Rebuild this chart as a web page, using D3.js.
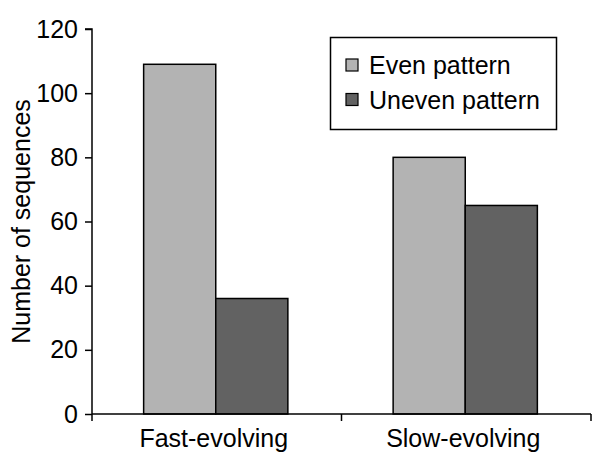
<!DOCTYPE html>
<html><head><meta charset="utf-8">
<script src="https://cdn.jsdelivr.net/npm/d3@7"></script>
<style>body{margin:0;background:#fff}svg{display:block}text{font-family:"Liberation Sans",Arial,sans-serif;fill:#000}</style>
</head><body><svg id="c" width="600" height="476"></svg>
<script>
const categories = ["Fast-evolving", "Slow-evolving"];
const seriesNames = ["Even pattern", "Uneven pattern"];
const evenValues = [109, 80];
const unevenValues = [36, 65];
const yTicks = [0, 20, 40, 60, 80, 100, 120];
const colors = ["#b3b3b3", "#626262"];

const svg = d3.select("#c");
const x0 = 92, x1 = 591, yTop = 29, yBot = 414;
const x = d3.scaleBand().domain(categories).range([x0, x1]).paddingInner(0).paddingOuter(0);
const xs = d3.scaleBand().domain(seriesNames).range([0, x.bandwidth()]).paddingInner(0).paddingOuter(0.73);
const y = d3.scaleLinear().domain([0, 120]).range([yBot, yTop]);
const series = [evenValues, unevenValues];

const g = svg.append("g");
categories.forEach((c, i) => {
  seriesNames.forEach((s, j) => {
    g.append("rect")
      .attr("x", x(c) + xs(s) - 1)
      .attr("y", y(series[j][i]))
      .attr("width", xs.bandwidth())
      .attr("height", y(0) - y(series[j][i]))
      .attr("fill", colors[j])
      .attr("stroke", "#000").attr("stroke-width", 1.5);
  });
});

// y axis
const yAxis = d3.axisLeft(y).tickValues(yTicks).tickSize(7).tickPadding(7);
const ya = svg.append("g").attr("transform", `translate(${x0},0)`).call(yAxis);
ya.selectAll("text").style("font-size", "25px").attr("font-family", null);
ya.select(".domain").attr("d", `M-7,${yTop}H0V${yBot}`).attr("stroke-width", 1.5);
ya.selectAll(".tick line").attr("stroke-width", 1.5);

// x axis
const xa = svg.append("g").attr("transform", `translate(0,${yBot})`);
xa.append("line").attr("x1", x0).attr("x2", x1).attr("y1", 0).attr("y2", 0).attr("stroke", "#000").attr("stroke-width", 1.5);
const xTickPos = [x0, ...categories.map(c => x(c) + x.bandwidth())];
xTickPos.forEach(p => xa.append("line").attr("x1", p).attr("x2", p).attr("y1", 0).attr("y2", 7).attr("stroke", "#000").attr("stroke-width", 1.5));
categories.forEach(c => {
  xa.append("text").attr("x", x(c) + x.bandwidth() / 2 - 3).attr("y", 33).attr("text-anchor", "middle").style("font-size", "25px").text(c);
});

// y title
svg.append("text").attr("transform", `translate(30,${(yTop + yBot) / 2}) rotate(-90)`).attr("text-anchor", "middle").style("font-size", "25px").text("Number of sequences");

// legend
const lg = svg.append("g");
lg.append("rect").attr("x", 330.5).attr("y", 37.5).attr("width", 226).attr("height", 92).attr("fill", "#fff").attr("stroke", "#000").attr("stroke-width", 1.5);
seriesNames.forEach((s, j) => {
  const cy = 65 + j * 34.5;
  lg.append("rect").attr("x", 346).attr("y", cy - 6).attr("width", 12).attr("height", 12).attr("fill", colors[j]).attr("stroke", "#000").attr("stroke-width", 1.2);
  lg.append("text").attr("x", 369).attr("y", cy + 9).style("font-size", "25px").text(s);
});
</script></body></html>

■ **Aim**: Reproduce all of the material above word for word. Omit the pictures.

■ **Answer in full**:
Rebuild this chart as a web page, using D3.js.
<!DOCTYPE html>
<html><head><meta charset="utf-8">
<script src="https://cdn.jsdelivr.net/npm/d3@7"></script>
<style>body{margin:0;background:#fff}svg{display:block}text{font-family:"Liberation Sans",Arial,sans-serif;fill:#000}</style>
</head><body><svg id="c" width="600" height="476"></svg>
<script>
const categories = ["Fast-evolving", "Slow-evolving"];
const seriesNames = ["Even pattern", "Uneven pattern"];
const evenValues = [109, 80];
const unevenValues = [36, 65];
const yTicks = [0, 20, 40, 60, 80, 100, 120];
const colors = ["#b3b3b3", "#626262"];

const svg = d3.select("#c");
const x0 = 92, x1 = 591, yTop = 29, yBot = 414;
const x = d3.scaleBand().domain(categories).range([x0, x1]).paddingInner(0).paddingOuter(0);
const xs = d3.scaleBand().domain(seriesNames).range([0, x.bandwidth()]).paddingInner(0).paddingOuter(0.73);
const y = d3.scaleLinear().domain([0, 120]).range([yBot, yTop]);
const series = [evenValues, unevenValues];

const g = svg.append("g");
categories.forEach((c, i) => {
  seriesNames.forEach((s, j) => {
    g.append("rect")
      .attr("x", x(c) + xs(s) - 1)
      .attr("y", y(series[j][i]))
      .attr("width", xs.bandwidth())
      .attr("height", y(0) - y(series[j][i]))
      .attr("fill", colors[j])
      .attr("stroke", "#000").attr("stroke-width", 1.5);
  });
});

// y axis
const yAxis = d3.axisLeft(y).tickValues(yTicks).tickSize(7).tickPadding(7);
const ya = svg.append("g").attr("transform", `translate(${x0},0)`).call(yAxis);
ya.selectAll("text").style("font-size", "25px").attr("font-family", null);
ya.select(".domain").attr("d", `M-7,${yTop}H0V${yBot}`).attr("stroke-width", 1.5);
ya.selectAll(".tick line").attr("stroke-width", 1.5);

// x axis
const xa = svg.append("g").attr("transform", `translate(0,${yBot})`);
xa.append("line").attr("x1", x0).attr("x2", x1).attr("y1", 0).attr("y2", 0).attr("stroke", "#000").attr("stroke-width", 1.5);
const xTickPos = [x0, ...categories.map(c => x(c) + x.bandwidth())];
xTickPos.forEach(p => xa.append("line").attr("x1", p).attr("x2", p).attr("y1", 0).attr("y2", 7).attr("stroke", "#000").attr("stroke-width", 1.5));
categories.forEach(c => {
  xa.append("text").attr("x", x(c) + x.bandwidth() / 2 - 3).attr("y", 33).attr("text-anchor", "middle").style("font-size", "25px").text(c);
});

// y title
svg.append("text").attr("transform", `translate(30,${(yTop + yBot) / 2}) rotate(-90)`).attr("text-anchor", "middle").style("font-size", "25px").text("Number of sequences");

// legend
const lg = svg.append("g");
lg.append("rect").attr("x", 330.5).attr("y", 37.5).attr("width", 226).attr("height", 92).attr("fill", "#fff").attr("stroke", "#000").attr("stroke-width", 1.5);
seriesNames.forEach((s, j) => {
  const cy = 65 + j * 34.5;
  lg.append("rect").attr("x", 346).attr("y", cy - 6).attr("width", 12).attr("height", 12).attr("fill", colors[j]).attr("stroke", "#000").attr("stroke-width", 1.2);
  lg.append("text").attr("x", 369).attr("y", cy + 9).style("font-size", "25px").text(s);
});
</script></body></html>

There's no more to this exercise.